Although the program, which will be taught mainly in Spanish, with some sessions in English, was created for Mexican editors, the call is open to any editor who feels the need to take it and who can travel to the bootcamp in Mexico City at their own expense. Last year's participants included Salvadoran Sergio Arauz, deputy editor-in-chief of El Faro.
"We know that journalists in general work in very precarious conditions, but the cost of tuition is less than half of what the program [actually] costs," said Xanic. "This year, half of the course’s cost is covered by NED resources and the other half by tuition."
After almost four decades of experience in journalism, Arnoldo Cuéllar had been doing some managerial work in recent years at the Journalism and Public Opinion Laboratory, better known as POPLab. His official title was editor of the news outlet, but he had done little editorial work directly with reporters.
So when he saw the opportunity to join the 2021 MasterLAB in Investigative Editing, he didn't hesitate.
"Many of my colleagues, especially women, have taken these types of courses and developed other skills. I wanted to update my skills, but also, as there are few of us [in the POPLab newsroom], I also wanted to actively participate by directing some investigations," he said. "I felt I had a lot to learn in the area of investigative journalism. And I also had a lot to unlearn from what one adds up along the way while practicing the profession."
Several months after completing the course, Cuéllar has been able to apply what he learned in his newsroom. He directed investigative news stories such as "Abuso y Despojo" [Abuse and Dispossession], about an operation to strip a public school of a piece of land to expand a businessman's house, or "Gobernar para los Cuates" [Governing for your buddies] about how a property tax increase in the city of Guanajuato would benefit people close to municipal authorities.
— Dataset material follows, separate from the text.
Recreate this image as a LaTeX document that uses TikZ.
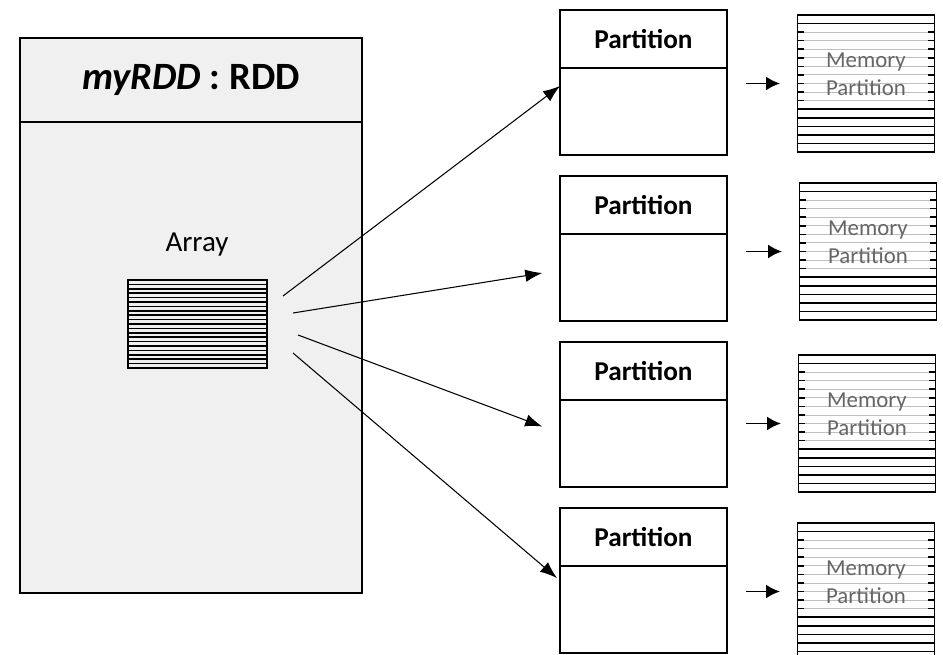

Such investigations were conceived by Cuéllar and his team as interactive multimedia reports from the beginning, and have had a greater reach and impact than traditional media reports, Cuéllar said. He added that what he learned at MasterLAB has allowed him to work better with his reporters to create an agenda that has an impact on the lives of the citizens of Guanajuato.
"MasterLAB] has allowed me to interact much more with them [the reporters]. They feel calmer, [and] are doing more in-depth work. In addition, they have been very motivated to come up with stories that call for this type of treatment. It’s not just my ideas anymore. Rather, they are thinking about what we should do, we bounce around more creatively the topics we are going to address, always aiming for a discovery," he said.
According to Xanic, some of the most important roles of an investigative journalism editor in Latin America are to look out for the public interest and guide his or her team in seeking stories that contribute to the community. But another fundamental function should be to help reporters identify flaws in political systems that perpetuate inequality and injustice, beyond just focusing on revealing scandals of abuse of power or documenting corruption schemes.
"It's not about exposing the thief, but [focusing on] the system that has allowed him and hundreds of others to take money from the public purse," the journalist explained. "Developing that sensitivity also requires some training because we reporters are very used to breaking news. Investigative reporting seeks something a little different, which is to focus on a system’s flaws."